**The request**
The line containing "W, H = 1252, 514" marks the end: extract everything from the first line of the data through that line, exactly, with no pictures.

◇ ◇ ◇

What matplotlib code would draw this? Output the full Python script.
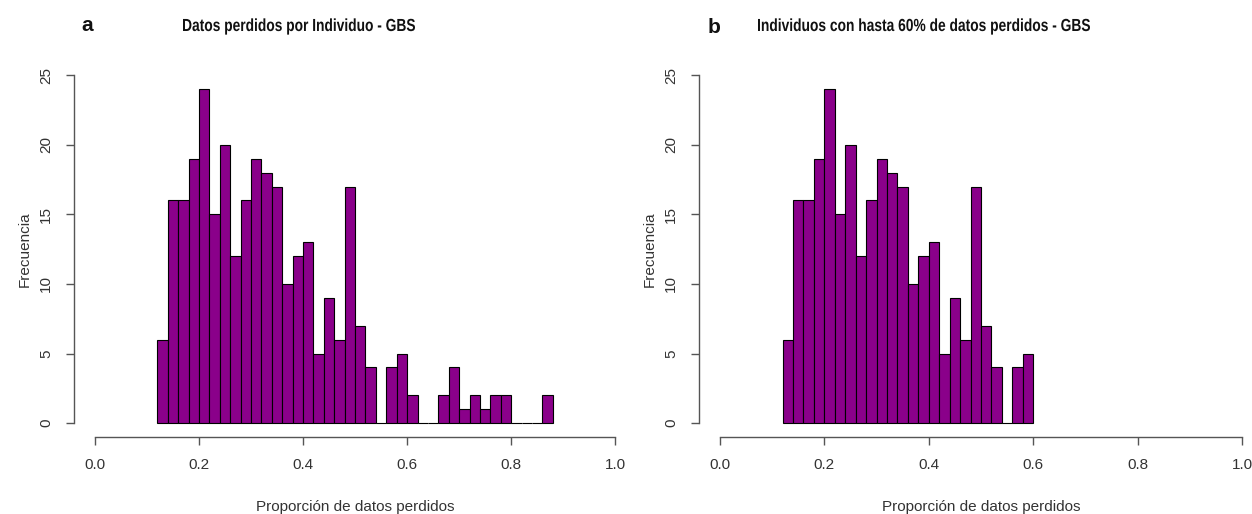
import matplotlib
matplotlib.use("Agg")
from matplotlib import pyplot as plt
from matplotlib.textpath import TextPath
from matplotlib.patches import PathPatch
from matplotlib.font_manager import FontProperties
from matplotlib.transforms import Affine2D, IdentityTransform
import numpy as np

plt.rcParams['font.family'] = ['Liberation Sans', 'DejaVu Sans']

# Histogram of missing-data proportion per individual (bins of 0.02 from 0.12)
bin_start = 0.12
bin_width = 0.02
counts = [6, 16, 16, 19, 24, 15, 20, 12, 16, 19, 18, 17, 10, 12, 13, 5, 9, 6, 17,
          7, 4, 0, 4, 5, 2, 0, 0, 2, 4, 1, 2, 1, 2, 2, 0, 0, 0, 2]
cutoff = 0.60

titles = ["Datos perdidos por Individuo - GBS",
          "Individuos con hasta 60% de datos perdidos - GBS"]
panel_letters = ["a", "b"]
xticks = [0.0, 0.2, 0.4, 0.6, 0.8, 1.0]
yticks = [0, 5, 10, 15, 20, 25]

bar_color = '#8a008a'
axis_color = '#555555'
text_color = '#333333'

W, H = 1252, 514


def narrow_title(fig, s, x_left, width, baseline, size_px, color='#111111'):
    # bold text squeezed horizontally to a given pixel width (condensed look)
    fp = FontProperties(family='Liberation Sans', weight='bold')
    tp = TextPath((0, 0), s, size=size_px, prop=fp)
    bb = tp.get_extents()
    tr = (Affine2D().translate(-bb.x0, 0)
          .scale(width / bb.width, 1)
          .translate(x_left, H - baseline))
    patch = PathPatch(tr.transform_path(tp), transform=IdentityTransform(),
                      facecolor=color, edgecolor='none')
    fig.add_artist(patch)


edges = np.round(bin_start + bin_width * np.arange(len(counts) + 1), 4)
counts = np.array(counts)
keep = edges[1:] <= cutoff + 1e-9

fig = plt.figure(figsize=(W / 100, H / 100), dpi=100)
ax_a = fig.add_axes([0.0591, 0.1498, 0.449, 0.731])
ax_b = fig.add_axes([0.5583, 0.1498, 0.4505, 0.731])

panels = [(ax_a, edges, counts), (ax_b, edges[:keep.sum() + 1], counts[keep])]

for ax, e, c in panels:
    ax.hist(e[:-1], bins=e, weights=c, color=bar_color, edgecolor='black', linewidth=0.8)
    ax.set_xlim(-0.04, 1.04)
    ax.set_ylim(-1, 26)
    for side in ['top', 'right']:
        ax.spines[side].set_visible(False)
    ax.spines['left'].set_bounds(0, 25)
    ax.spines['bottom'].set_bounds(0, 1)
    for side in ['left', 'bottom']:
        ax.spines[side].set_color(axis_color)
        ax.spines[side].set_linewidth(1.0)
    ax.set_xticks(xticks)
    ax.set_xticklabels([f"{t:.1f}" for t in xticks])
    ax.set_yticks(yticks)
    ax.set_yticklabels([str(t) for t in yticks], rotation=90, va='center')
    ax.tick_params(direction='out', length=6, width=1.0, color=axis_color,
                   labelcolor=text_color, labelsize=11, pad=9)
    ax.set_xlabel("Proporción de datos perdidos", fontsize=11, color=text_color, labelpad=20)
    ax.set_ylabel("Frecuencia", fontsize=11, color=text_color, labelpad=5)
    ax.patch.set_visible(False)

# Panel titles and letters
narrow_title(fig, titles[0], 183, 232, 31, 17.5)
narrow_title(fig, titles[1], 758, 332, 31, 17.5)
fig.text(0.0695, 0.951, panel_letters[0], ha='center', va='center', fontsize=15,
         fontweight='bold', color='#111111')
fig.text(0.570, 0.947, panel_letters[1], ha='center', va='center', fontsize=15,
         fontweight='bold', color='#111111')

fig.savefig("out.png", dpi=100)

◇ ◇ ◇

**Problem solution**
What matplotlib code would draw this? Output the full Python script.
import matplotlib
matplotlib.use("Agg")
from matplotlib import pyplot as plt
from matplotlib.textpath import TextPath
from matplotlib.patches import PathPatch
from matplotlib.font_manager import FontProperties
from matplotlib.transforms import Affine2D, IdentityTransform
import numpy as np

plt.rcParams['font.family'] = ['Liberation Sans', 'DejaVu Sans']

# Histogram of missing-data proportion per individual (bins of 0.02 from 0.12)
bin_start = 0.12
bin_width = 0.02
counts = [6, 16, 16, 19, 24, 15, 20, 12, 16, 19, 18, 17, 10, 12, 13, 5, 9, 6, 17,
          7, 4, 0, 4, 5, 2, 0, 0, 2, 4, 1, 2, 1, 2, 2, 0, 0, 0, 2]
cutoff = 0.60

titles = ["Datos perdidos por Individuo - GBS",
          "Individuos con hasta 60% de datos perdidos - GBS"]
panel_letters = ["a", "b"]
xticks = [0.0, 0.2, 0.4, 0.6, 0.8, 1.0]
yticks = [0, 5, 10, 15, 20, 25]

bar_color = '#8a008a'
axis_color = '#555555'
text_color = '#333333'

W, H = 1252, 514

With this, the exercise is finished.